**AIM OF THE TASK**
Write out the full listing exactly as given, minus the images.

**RECORDED DATA**
---*---

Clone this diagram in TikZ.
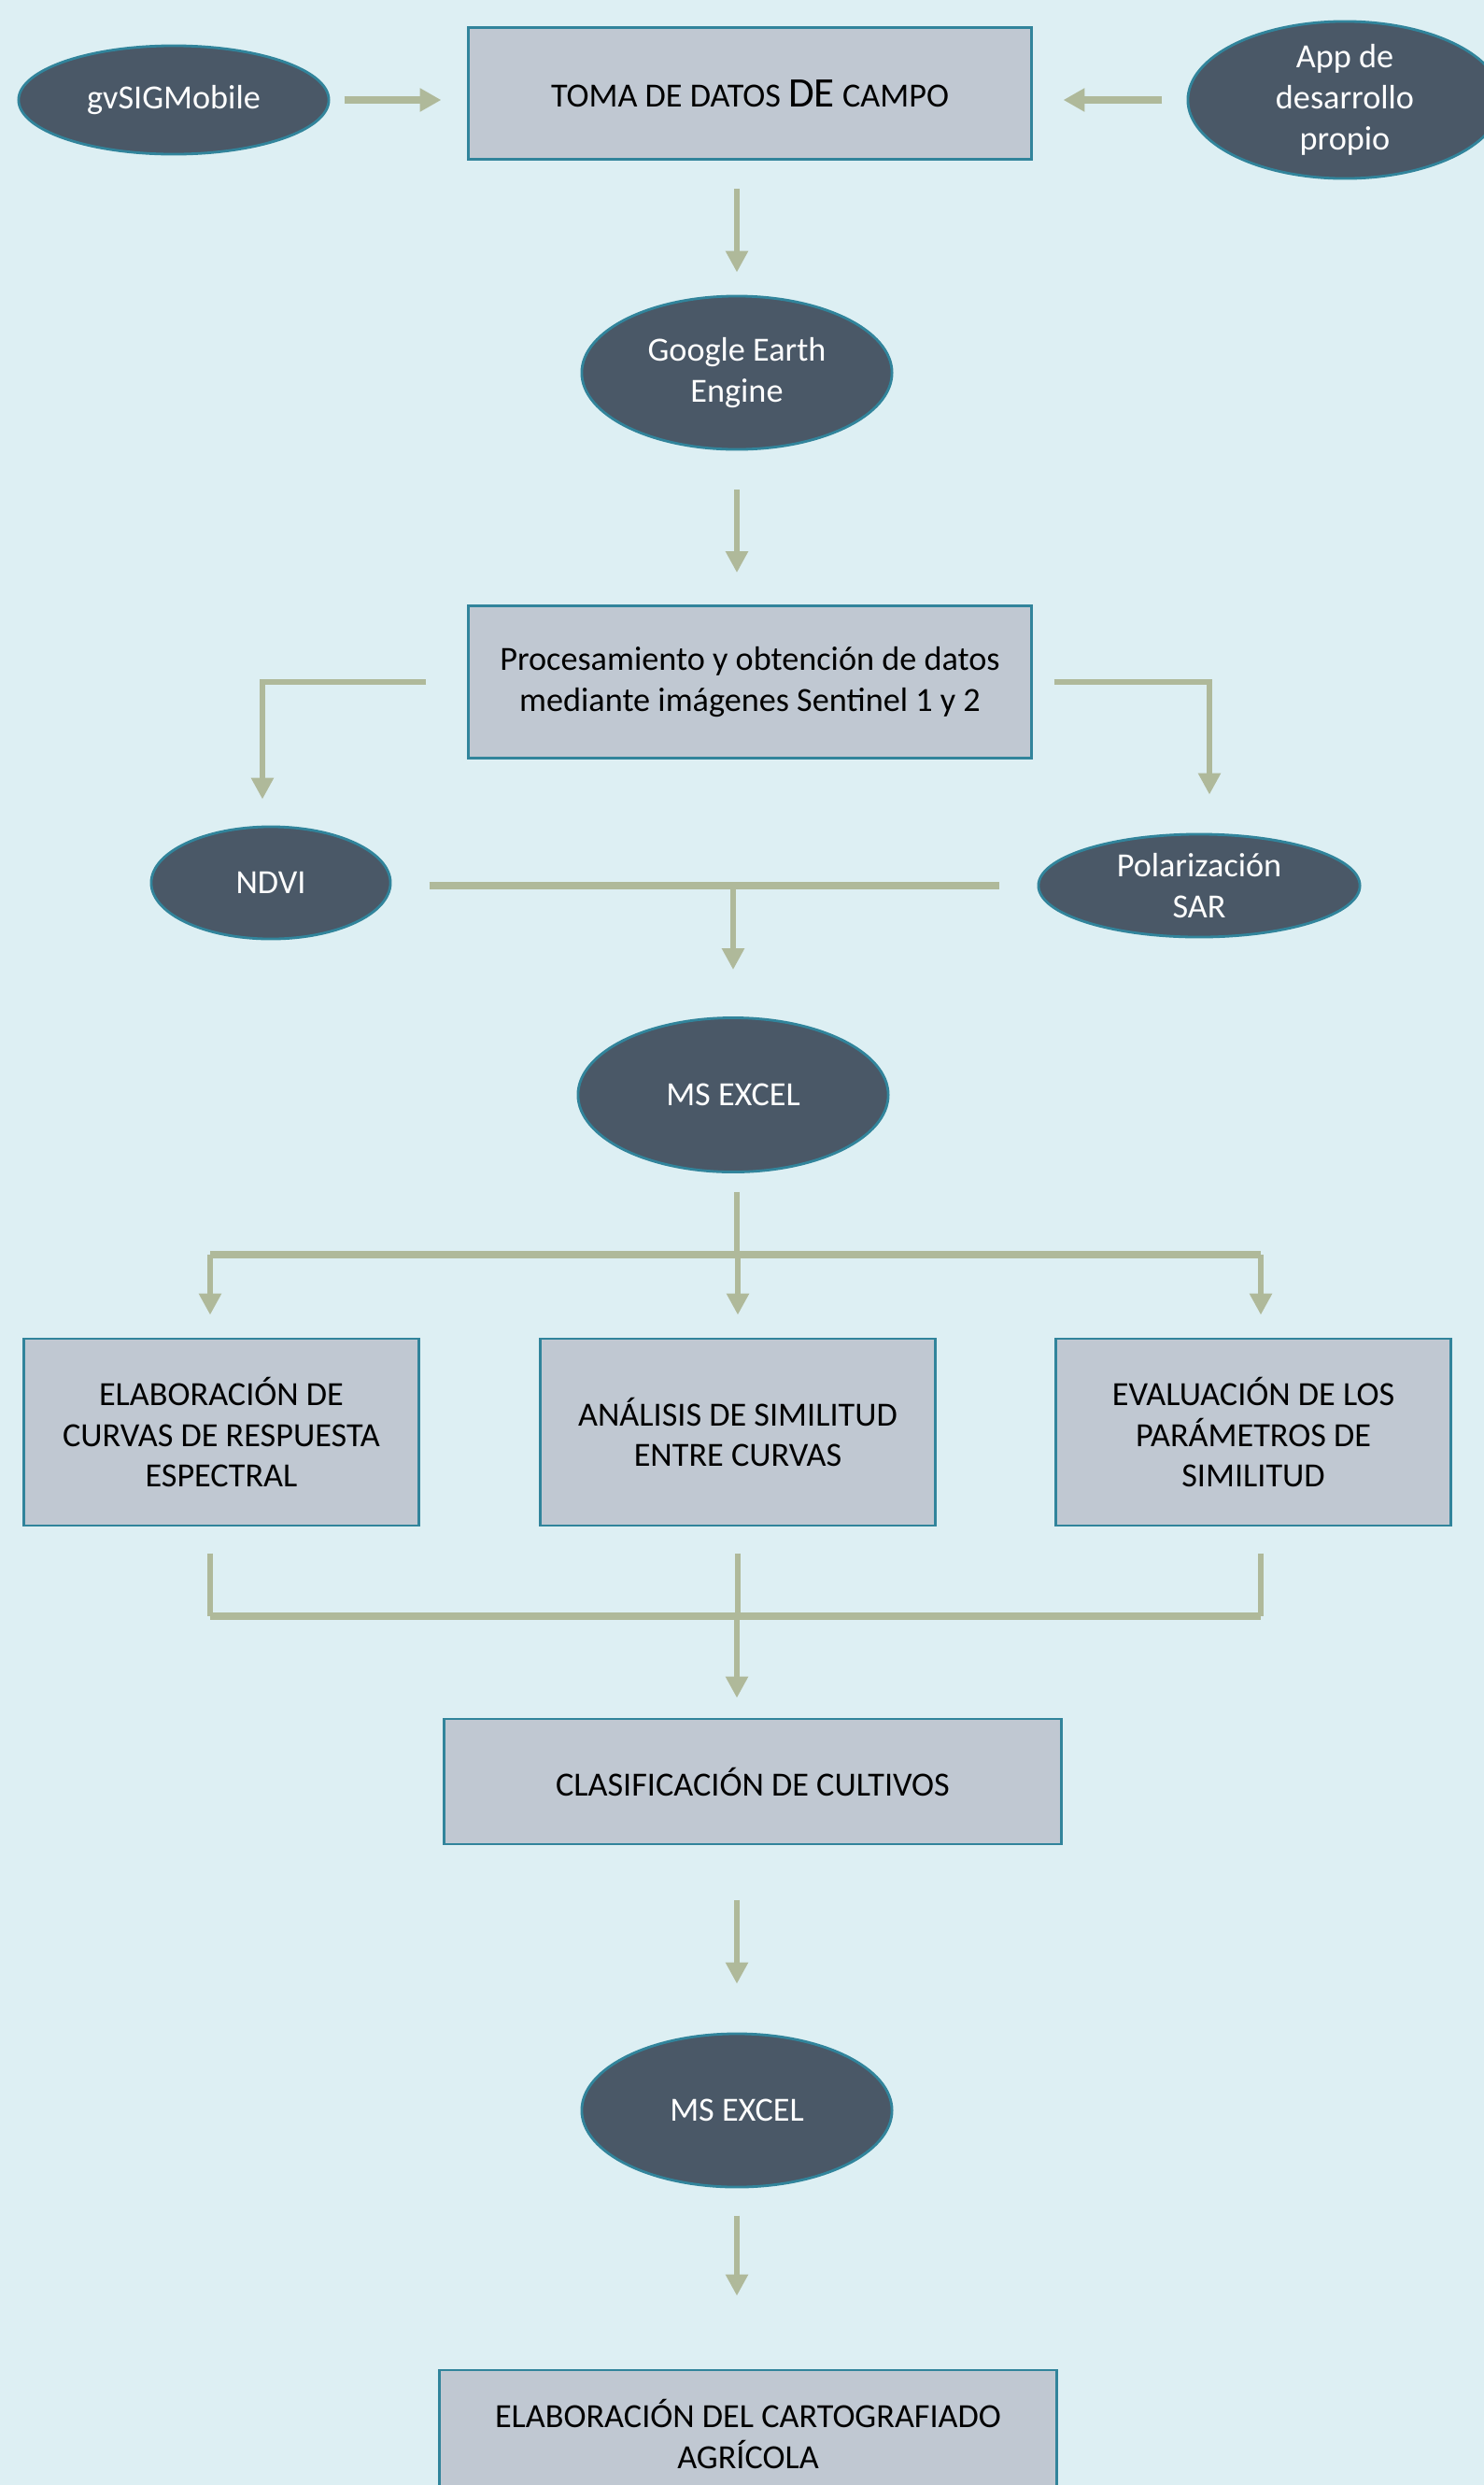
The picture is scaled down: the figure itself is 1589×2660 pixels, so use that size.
\documentclass[tikz,border=0pt]{standalone}
\usepackage{fontspec}
\setmainfont{Carlito}
\usetikzlibrary{shapes.geometric,arrows.meta}
\definecolor{fondo}{RGB}{221,239,243}
\definecolor{cajagris}{RGB}{192,200,210}
\definecolor{borde}{RGB}{49,132,155}
\definecolor{pizarra}{RGB}{74,88,103}
\definecolor{oliva}{RGB}{175,185,154}

\begin{document}
\begin{tikzpicture}
  [x=.01cm,y=-.01cm,
   every node/.style={font=\fontsize{10.3}{12.5}\selectfont,align=center,inner sep=0pt},
   caja/.style={rectangle,draw=borde,line width=.8pt,fill=cajagris,text=black},
   elipse/.style={ellipse,draw=borde,line width=.8pt,fill=pizarra,text=white},
   linea/.style={draw=oliva,line width=1.7pt},
   barra/.style={draw=oliva,line width=2.2pt},
   flecha/.style={linea,-{Triangle[length=6.5pt,width=6.5pt]}},
   gruesa/.style={draw=oliva,line width=2.3pt,-{Triangle[length=6.5pt,width=6.8pt]}}]
  \fill[fondo] (0,0) rectangle (1589,2660);
  \useasboundingbox (0,0) rectangle (1589,2660);

  \node[elipse,minimum width=3.32cm,minimum height=1.16cm] (gvsig) at (186,107) {gvSIGMobile};
  \node[caja,minimum width=6.02cm,minimum height=1.41cm] (toma) at (803,100)
    {TOMA DE DATOS {\fontsize{12.8}{12.5}\selectfont DE} CAMPO};
  \node[elipse,minimum width=3.36cm,minimum height=1.66cm] (app) at (1440,107) {App de\\desarrollo\\propio};
  \node[elipse,minimum width=3.32cm,minimum height=1.64cm] (gee) at (789,399) {Google Earth\\Engine};
  \node[caja,minimum width=6.02cm,minimum height=1.63cm] (proc) at (803,730)
    {Procesamiento y obtención de datos\\mediante imágenes Sentinel 1 y 2};
  \node[elipse,minimum width=2.56cm,minimum height=1.2cm] (ndvi) at (290,945) {NDVI};
  \node[elipse,minimum width=3.44cm,minimum height=1.1cm] (sar) at (1284,948) {Polarización\\SAR};
  \node[elipse,minimum width=3.32cm,minimum height=1.65cm] (excel1) at (785,1172) {MS EXCEL};
  \node[caja,minimum width=4.23cm,minimum height=2cm] (elab) at (237,1533)
    {ELABORACIÓN DE\\CURVAS DE RESPUESTA\\ESPECTRAL};
  \node[caja,minimum width=4.23cm,minimum height=2cm] (anal) at (790,1533)
    {ANÁLISIS DE SIMILITUD\\ENTRE CURVAS};
  \node[caja,minimum width=4.22cm,minimum height=2cm] (eval) at (1342,1533)
    {EVALUACIÓN DE LOS\\PARÁMETROS DE\\SIMILITUD};
  \node[caja,minimum width=6.61cm,minimum height=1.34cm] (clasif) at (806,1907) {CLASIFICACIÓN DE CULTIVOS};
  \node[elipse,minimum width=3.32cm,minimum height=1.64cm] (excel2) at (789,2259) {MS EXCEL};
  \node[caja,minimum width=6.61cm,minimum height=1.36cm] (carto) at (801,2605)
    {ELABORACIÓN DEL CARTOGRAFIADO\\AGRÍCOLA};

  \coordinate (split) at (789,1343);
  \coordinate (merge) at (789,1730);

  % entradas de campo
  \draw[gruesa,shorten <=.15cm,shorten >=.28cm] (gvsig.east) -- (gvsig.east -| toma.west);
  \draw[gruesa,shorten <=.26cm,shorten >=.33cm] (app.west) -- (app.west -| toma.east);

  \draw[flecha,shorten <=.3cm,shorten >=.24cm] (toma.south -| gee.north) -- (gee.north);
  \draw[flecha,shorten <=.42cm,shorten >=.34cm] (gee.south) -- (gee.south |- proc.north);
  \draw[flecha,shorten <=.44cm,shorten >=.28cm] (proc.west) -| ([xshift=-.09cm]ndvi.north);
  \draw[flecha,shorten <=.23cm,shorten >=.41cm] (proc.east) -| ([xshift=.11cm]sar.north);

  \draw[barra,shorten <=.4cm,shorten >=.4cm] (ndvi.east |- sar.west) -- (sar.west);
  \draw[flecha,shorten >=.5cm] (excel1.north |- sar.west) -- (excel1.north);

  % reparto hacia los tres analisis
  \draw[linea,shorten <=.2cm] (excel1.south -| split) -- (split);
  \draw[barra] ([xshift=-.12cm]split -| elab.north) -- ([xshift=.08cm]split -| eval.north);
  \foreach \b/\dx in {elab/-.12,anal/0,eval/.08}
    \draw[flecha,shorten >=.24cm] ([xshift=\dx cm]split -| \b.north) -- ([xshift=\dx cm]\b.north);

  % union hacia la clasificacion
  \foreach \b/\dx in {elab/-.12,anal/0,eval/.08}
    \draw[linea,shorten <=.28cm] ([xshift=\dx cm]\b.south) -- ([xshift=\dx cm]\b.south |- merge);
  \draw[barra] ([xshift=-.12cm]merge -| elab.south) -- ([xshift=.08cm]merge -| eval.south);
  \draw[flecha,shorten >=.21cm] (merge) -- (merge |- clasif.north);

  \draw[flecha,shorten <=.58cm,shorten >=.52cm] (clasif.south -| excel2.north) -- (excel2.north);
  \draw[flecha,shorten <=.29cm,shorten >=.78cm] (excel2.south) -- (excel2.south |- carto.north);

\end{tikzpicture}
\end{document}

---*---

**OUTPUT OF THE TASK**
Clone this diagram in TikZ.
The picture is scaled down: the figure itself is 1589×2660 pixels, so use that size.
\documentclass[tikz,border=0pt]{standalone}
\usepackage{fontspec}
\setmainfont{Carlito}
\usetikzlibrary{shapes.geometric,arrows.meta}
\definecolor{fondo}{RGB}{221,239,243}
\definecolor{cajagris}{RGB}{192,200,210}
\definecolor{borde}{RGB}{49,132,155}
\definecolor{pizarra}{RGB}{74,88,103}
\definecolor{oliva}{RGB}{175,185,154}

\begin{document}
\begin{tikzpicture}
  [x=.01cm,y=-.01cm,
   every node/.style={font=\fontsize{10.3}{12.5}\selectfont,align=center,inner sep=0pt},
   caja/.style={rectangle,draw=borde,line width=.8pt,fill=cajagris,text=black},
   elipse/.style={ellipse,draw=borde,line width=.8pt,fill=pizarra,text=white},
   linea/.style={draw=oliva,line width=1.7pt},
   barra/.style={draw=oliva,line width=2.2pt},
   flecha/.style={linea,-{Triangle[length=6.5pt,width=6.5pt]}},
   gruesa/.style={draw=oliva,line width=2.3pt,-{Triangle[length=6.5pt,width=6.8pt]}}]
  \fill[fondo] (0,0) rectangle (1589,2660);
  \useasboundingbox (0,0) rectangle (1589,2660);

  \node[elipse,minimum width=3.32cm,minimum height=1.16cm] (gvsig) at (186,107) {gvSIGMobile};
  \node[caja,minimum width=6.02cm,minimum height=1.41cm] (toma) at (803,100)
    {TOMA DE DATOS {\fontsize{12.8}{12.5}\selectfont DE} CAMPO};
  \node[elipse,minimum width=3.36cm,minimum height=1.66cm] (app) at (1440,107) {App de\\desarrollo\\propio};
  \node[elipse,minimum width=3.32cm,minimum height=1.64cm] (gee) at (789,399) {Google Earth\\Engine};
  \node[caja,minimum width=6.02cm,minimum height=1.63cm] (proc) at (803,730)
    {Procesamiento y obtención de datos\\mediante imágenes Sentinel 1 y 2};
  \node[elipse,minimum width=2.56cm,minimum height=1.2cm] (ndvi) at (290,945) {NDVI};
  \node[elipse,minimum width=3.44cm,minimum height=1.1cm] (sar) at (1284,948) {Polarización\\SAR};
  \node[elipse,minimum width=3.32cm,minimum height=1.65cm] (excel1) at (785,1172) {MS EXCEL};
  \node[caja,minimum width=4.23cm,minimum height=2cm] (elab) at (237,1533)
    {ELABORACIÓN DE\\CURVAS DE RESPUESTA\\ESPECTRAL};
  \node[caja,minimum width=4.23cm,minimum height=2cm] (anal) at (790,1533)
    {ANÁLISIS DE SIMILITUD\\ENTRE CURVAS};
  \node[caja,minimum width=4.22cm,minimum height=2cm] (eval) at (1342,1533)
    {EVALUACIÓN DE LOS\\PARÁMETROS DE\\SIMILITUD};
  \node[caja,minimum width=6.61cm,minimum height=1.34cm] (clasif) at (806,1907) {CLASIFICACIÓN DE CULTIVOS};
  \node[elipse,minimum width=3.32cm,minimum height=1.64cm] (excel2) at (789,2259) {MS EXCEL};
  \node[caja,minimum width=6.61cm,minimum height=1.36cm] (carto) at (801,2605)
    {ELABORACIÓN DEL CARTOGRAFIADO\\AGRÍCOLA};

  \coordinate (split) at (789,1343);
  \coordinate (merge) at (789,1730);

  % entradas de campo
  \draw[gruesa,shorten <=.15cm,shorten >=.28cm] (gvsig.east) -- (gvsig.east -| toma.west);
  \draw[gruesa,shorten <=.26cm,shorten >=.33cm] (app.west) -- (app.west -| toma.east);

  \draw[flecha,shorten <=.3cm,shorten >=.24cm] (toma.south -| gee.north) -- (gee.north);
  \draw[flecha,shorten <=.42cm,shorten >=.34cm] (gee.south) -- (gee.south |- proc.north);
  \draw[flecha,shorten <=.44cm,shorten >=.28cm] (proc.west) -| ([xshift=-.09cm]ndvi.north);
  \draw[flecha,shorten <=.23cm,shorten >=.41cm] (proc.east) -| ([xshift=.11cm]sar.north);

  \draw[barra,shorten <=.4cm,shorten >=.4cm] (ndvi.east |- sar.west) -- (sar.west);
  \draw[flecha,shorten >=.5cm] (excel1.north |- sar.west) -- (excel1.north);

  % reparto hacia los tres analisis
  \draw[linea,shorten <=.2cm] (excel1.south -| split) -- (split);
  \draw[barra] ([xshift=-.12cm]split -| elab.north) -- ([xshift=.08cm]split -| eval.north);
  \foreach \b/\dx in {elab/-.12,anal/0,eval/.08}
    \draw[flecha,shorten >=.24cm] ([xshift=\dx cm]split -| \b.north) -- ([xshift=\dx cm]\b.north);

  % union hacia la clasificacion
  \foreach \b/\dx in {elab/-.12,anal/0,eval/.08}
    \draw[linea,shorten <=.28cm] ([xshift=\dx cm]\b.south) -- ([xshift=\dx cm]\b.south |- merge);
  \draw[barra] ([xshift=-.12cm]merge -| elab.south) -- ([xshift=.08cm]merge -| eval.south);
  \draw[flecha,shorten >=.21cm] (merge) -- (merge |- clasif.north);

  \draw[flecha,shorten <=.58cm,shorten >=.52cm] (clasif.south -| excel2.north) -- (excel2.north);
  \draw[flecha,shorten <=.29cm,shorten >=.78cm] (excel2.south) -- (excel2.south |- carto.north);

\end{tikzpicture}
\end{document}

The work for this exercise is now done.